▸ BRIEF
Copy exactly the lines from the start of the material through the line with "-0.0236, -0.0239, -0.0241];". Pictures stay out of the copy.

▸ STORED DATA

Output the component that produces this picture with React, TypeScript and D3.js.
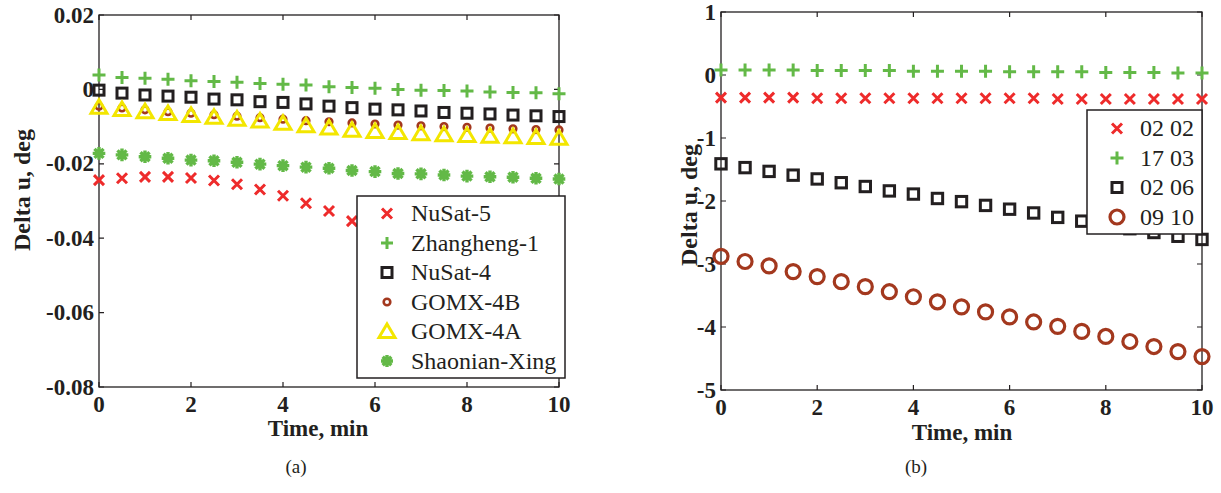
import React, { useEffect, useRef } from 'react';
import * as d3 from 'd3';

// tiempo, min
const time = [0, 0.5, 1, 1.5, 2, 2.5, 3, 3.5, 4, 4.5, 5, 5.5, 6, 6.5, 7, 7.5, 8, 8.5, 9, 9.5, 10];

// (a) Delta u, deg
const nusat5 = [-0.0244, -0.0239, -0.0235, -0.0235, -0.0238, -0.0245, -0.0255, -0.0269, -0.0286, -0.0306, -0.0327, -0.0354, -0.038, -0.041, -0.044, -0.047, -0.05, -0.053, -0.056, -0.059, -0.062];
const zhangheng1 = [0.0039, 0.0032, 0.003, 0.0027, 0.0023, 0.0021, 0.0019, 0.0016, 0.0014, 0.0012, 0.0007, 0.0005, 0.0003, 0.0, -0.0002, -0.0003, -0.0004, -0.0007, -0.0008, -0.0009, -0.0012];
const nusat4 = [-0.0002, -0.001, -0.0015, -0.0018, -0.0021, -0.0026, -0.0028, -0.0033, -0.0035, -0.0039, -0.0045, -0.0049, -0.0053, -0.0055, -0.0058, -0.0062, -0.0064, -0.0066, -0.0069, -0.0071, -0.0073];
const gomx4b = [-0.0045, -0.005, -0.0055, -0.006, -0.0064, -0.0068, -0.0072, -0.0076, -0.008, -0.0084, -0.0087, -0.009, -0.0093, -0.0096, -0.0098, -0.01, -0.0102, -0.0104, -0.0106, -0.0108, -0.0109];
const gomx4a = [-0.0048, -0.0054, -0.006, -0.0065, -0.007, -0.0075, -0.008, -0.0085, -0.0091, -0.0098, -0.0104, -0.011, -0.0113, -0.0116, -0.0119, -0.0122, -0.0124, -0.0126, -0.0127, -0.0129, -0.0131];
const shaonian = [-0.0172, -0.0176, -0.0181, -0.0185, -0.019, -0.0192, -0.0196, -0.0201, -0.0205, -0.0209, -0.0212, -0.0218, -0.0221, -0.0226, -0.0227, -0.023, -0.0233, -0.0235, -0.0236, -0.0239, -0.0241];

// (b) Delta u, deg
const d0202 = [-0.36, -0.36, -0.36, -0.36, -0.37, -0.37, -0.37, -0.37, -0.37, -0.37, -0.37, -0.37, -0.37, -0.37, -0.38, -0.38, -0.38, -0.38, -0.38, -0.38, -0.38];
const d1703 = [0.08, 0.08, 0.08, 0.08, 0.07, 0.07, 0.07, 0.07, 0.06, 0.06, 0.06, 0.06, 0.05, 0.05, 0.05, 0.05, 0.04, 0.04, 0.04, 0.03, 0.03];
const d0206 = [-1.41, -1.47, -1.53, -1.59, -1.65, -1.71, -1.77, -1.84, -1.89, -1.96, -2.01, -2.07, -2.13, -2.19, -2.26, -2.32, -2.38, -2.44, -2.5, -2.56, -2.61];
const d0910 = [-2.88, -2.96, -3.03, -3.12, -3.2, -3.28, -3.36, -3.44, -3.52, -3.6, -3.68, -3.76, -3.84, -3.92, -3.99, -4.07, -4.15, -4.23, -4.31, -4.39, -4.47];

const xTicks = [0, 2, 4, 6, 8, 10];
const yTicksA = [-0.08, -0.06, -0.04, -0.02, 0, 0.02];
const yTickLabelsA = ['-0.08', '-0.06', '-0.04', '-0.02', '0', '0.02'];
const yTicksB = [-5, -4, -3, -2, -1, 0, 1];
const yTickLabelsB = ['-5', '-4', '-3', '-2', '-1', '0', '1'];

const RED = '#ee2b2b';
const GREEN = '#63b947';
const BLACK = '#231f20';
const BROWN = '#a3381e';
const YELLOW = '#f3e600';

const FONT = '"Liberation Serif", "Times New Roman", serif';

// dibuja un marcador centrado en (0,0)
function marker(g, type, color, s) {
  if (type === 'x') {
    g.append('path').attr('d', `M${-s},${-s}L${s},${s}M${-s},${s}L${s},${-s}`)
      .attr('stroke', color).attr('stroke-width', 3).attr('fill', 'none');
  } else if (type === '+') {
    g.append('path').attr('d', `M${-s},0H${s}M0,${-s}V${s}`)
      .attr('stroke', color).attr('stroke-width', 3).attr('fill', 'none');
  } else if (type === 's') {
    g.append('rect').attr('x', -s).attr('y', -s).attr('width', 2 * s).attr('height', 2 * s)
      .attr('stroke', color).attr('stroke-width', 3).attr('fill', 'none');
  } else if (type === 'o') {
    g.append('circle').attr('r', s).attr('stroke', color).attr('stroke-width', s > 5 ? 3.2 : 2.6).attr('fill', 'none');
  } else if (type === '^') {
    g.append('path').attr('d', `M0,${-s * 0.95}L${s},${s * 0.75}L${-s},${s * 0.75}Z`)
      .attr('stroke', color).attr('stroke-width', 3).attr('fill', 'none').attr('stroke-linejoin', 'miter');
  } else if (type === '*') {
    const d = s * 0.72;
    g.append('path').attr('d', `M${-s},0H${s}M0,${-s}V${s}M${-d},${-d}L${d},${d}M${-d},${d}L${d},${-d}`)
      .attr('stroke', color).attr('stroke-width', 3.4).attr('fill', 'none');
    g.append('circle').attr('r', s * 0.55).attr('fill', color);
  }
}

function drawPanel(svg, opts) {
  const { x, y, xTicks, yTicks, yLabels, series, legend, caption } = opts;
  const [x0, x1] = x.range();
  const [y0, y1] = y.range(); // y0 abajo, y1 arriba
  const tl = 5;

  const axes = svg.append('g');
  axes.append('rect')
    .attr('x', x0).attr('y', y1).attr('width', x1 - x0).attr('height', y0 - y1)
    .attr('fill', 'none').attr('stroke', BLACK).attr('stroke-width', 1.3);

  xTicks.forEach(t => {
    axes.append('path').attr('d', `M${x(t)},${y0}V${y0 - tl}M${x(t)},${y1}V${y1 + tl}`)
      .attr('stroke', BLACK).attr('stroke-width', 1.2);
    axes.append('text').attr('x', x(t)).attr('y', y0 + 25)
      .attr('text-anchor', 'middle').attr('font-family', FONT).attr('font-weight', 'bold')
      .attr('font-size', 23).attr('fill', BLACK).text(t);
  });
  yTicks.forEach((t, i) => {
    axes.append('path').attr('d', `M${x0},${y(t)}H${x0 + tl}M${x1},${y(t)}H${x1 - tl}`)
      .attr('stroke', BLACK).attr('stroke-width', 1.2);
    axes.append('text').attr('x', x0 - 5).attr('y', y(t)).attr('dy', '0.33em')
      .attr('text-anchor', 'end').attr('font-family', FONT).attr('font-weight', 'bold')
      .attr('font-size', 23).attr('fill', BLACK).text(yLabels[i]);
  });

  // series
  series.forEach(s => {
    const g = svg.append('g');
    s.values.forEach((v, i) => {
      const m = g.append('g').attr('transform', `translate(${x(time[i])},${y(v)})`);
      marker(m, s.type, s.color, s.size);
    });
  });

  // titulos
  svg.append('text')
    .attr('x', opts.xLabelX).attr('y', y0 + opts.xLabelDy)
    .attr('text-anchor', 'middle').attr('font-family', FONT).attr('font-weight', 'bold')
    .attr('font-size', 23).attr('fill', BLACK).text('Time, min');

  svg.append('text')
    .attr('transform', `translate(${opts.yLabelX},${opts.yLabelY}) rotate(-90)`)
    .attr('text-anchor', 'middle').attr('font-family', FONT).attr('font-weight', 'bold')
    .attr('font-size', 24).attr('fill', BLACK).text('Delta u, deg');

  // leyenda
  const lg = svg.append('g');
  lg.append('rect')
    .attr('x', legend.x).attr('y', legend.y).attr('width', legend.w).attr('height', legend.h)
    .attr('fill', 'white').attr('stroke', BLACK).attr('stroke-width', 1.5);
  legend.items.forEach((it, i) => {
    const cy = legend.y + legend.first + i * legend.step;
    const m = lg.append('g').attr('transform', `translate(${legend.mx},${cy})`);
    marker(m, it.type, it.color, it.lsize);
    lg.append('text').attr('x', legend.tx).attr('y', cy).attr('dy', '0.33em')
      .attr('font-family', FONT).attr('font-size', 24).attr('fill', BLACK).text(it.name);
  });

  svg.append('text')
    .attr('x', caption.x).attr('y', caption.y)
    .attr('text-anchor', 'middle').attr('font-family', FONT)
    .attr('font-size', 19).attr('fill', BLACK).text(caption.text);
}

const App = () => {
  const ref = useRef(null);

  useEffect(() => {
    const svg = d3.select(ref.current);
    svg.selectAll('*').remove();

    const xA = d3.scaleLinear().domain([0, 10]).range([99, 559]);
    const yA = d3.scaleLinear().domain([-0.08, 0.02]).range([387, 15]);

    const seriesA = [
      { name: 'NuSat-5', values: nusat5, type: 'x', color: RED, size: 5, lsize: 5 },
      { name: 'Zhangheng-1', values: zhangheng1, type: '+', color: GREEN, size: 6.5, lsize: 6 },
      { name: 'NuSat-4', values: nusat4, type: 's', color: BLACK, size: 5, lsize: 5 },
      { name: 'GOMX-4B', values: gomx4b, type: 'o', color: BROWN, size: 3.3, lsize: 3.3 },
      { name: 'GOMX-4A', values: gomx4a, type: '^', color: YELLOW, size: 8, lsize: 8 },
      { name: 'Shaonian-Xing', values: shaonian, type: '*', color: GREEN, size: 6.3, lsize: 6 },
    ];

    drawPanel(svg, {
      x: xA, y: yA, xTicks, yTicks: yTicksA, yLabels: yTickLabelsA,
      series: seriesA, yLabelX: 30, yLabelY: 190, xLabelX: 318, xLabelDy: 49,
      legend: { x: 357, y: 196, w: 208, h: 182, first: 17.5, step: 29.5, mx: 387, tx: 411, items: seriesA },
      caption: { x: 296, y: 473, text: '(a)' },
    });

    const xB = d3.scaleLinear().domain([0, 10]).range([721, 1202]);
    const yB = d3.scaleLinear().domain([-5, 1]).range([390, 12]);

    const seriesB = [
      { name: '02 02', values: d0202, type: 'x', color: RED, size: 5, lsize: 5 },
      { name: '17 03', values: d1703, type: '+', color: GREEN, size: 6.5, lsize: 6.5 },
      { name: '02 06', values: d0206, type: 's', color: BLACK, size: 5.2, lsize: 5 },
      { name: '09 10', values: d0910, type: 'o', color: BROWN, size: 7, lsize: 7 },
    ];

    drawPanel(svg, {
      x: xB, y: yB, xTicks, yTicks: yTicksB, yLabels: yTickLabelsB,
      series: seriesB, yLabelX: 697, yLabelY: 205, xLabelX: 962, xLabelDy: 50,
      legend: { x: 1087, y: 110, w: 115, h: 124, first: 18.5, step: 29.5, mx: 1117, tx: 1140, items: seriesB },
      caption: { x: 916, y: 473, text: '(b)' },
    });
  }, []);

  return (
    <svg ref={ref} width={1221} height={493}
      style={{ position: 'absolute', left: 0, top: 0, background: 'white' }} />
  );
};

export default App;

▸ CORRECT RESPONSE
Output the component that produces this picture with React, TypeScript and D3.js.
import React, { useEffect, useRef } from 'react';
import * as d3 from 'd3';

// tiempo, min
const time = [0, 0.5, 1, 1.5, 2, 2.5, 3, 3.5, 4, 4.5, 5, 5.5, 6, 6.5, 7, 7.5, 8, 8.5, 9, 9.5, 10];

// (a) Delta u, deg
const nusat5 = [-0.0244, -0.0239, -0.0235, -0.0235, -0.0238, -0.0245, -0.0255, -0.0269, -0.0286, -0.0306, -0.0327, -0.0354, -0.038, -0.041, -0.044, -0.047, -0.05, -0.053, -0.056, -0.059, -0.062];
const zhangheng1 = [0.0039, 0.0032, 0.003, 0.0027, 0.0023, 0.0021, 0.0019, 0.0016, 0.0014, 0.0012, 0.0007, 0.0005, 0.0003, 0.0, -0.0002, -0.0003, -0.0004, -0.0007, -0.0008, -0.0009, -0.0012];
const nusat4 = [-0.0002, -0.001, -0.0015, -0.0018, -0.0021, -0.0026, -0.0028, -0.0033, -0.0035, -0.0039, -0.0045, -0.0049, -0.0053, -0.0055, -0.0058, -0.0062, -0.0064, -0.0066, -0.0069, -0.0071, -0.0073];
const gomx4b = [-0.0045, -0.005, -0.0055, -0.006, -0.0064, -0.0068, -0.0072, -0.0076, -0.008, -0.0084, -0.0087, -0.009, -0.0093, -0.0096, -0.0098, -0.01, -0.0102, -0.0104, -0.0106, -0.0108, -0.0109];
const gomx4a = [-0.0048, -0.0054, -0.006, -0.0065, -0.007, -0.0075, -0.008, -0.0085, -0.0091, -0.0098, -0.0104, -0.011, -0.0113, -0.0116, -0.0119, -0.0122, -0.0124, -0.0126, -0.0127, -0.0129, -0.0131];
const shaonian = [-0.0172, -0.0176, -0.0181, -0.0185, -0.019, -0.0192, -0.0196, -0.0201, -0.0205, -0.0209, -0.0212, -0.0218, -0.0221, -0.0226, -0.0227, -0.023, -0.0233, -0.0235, -0.0236, -0.0239, -0.0241];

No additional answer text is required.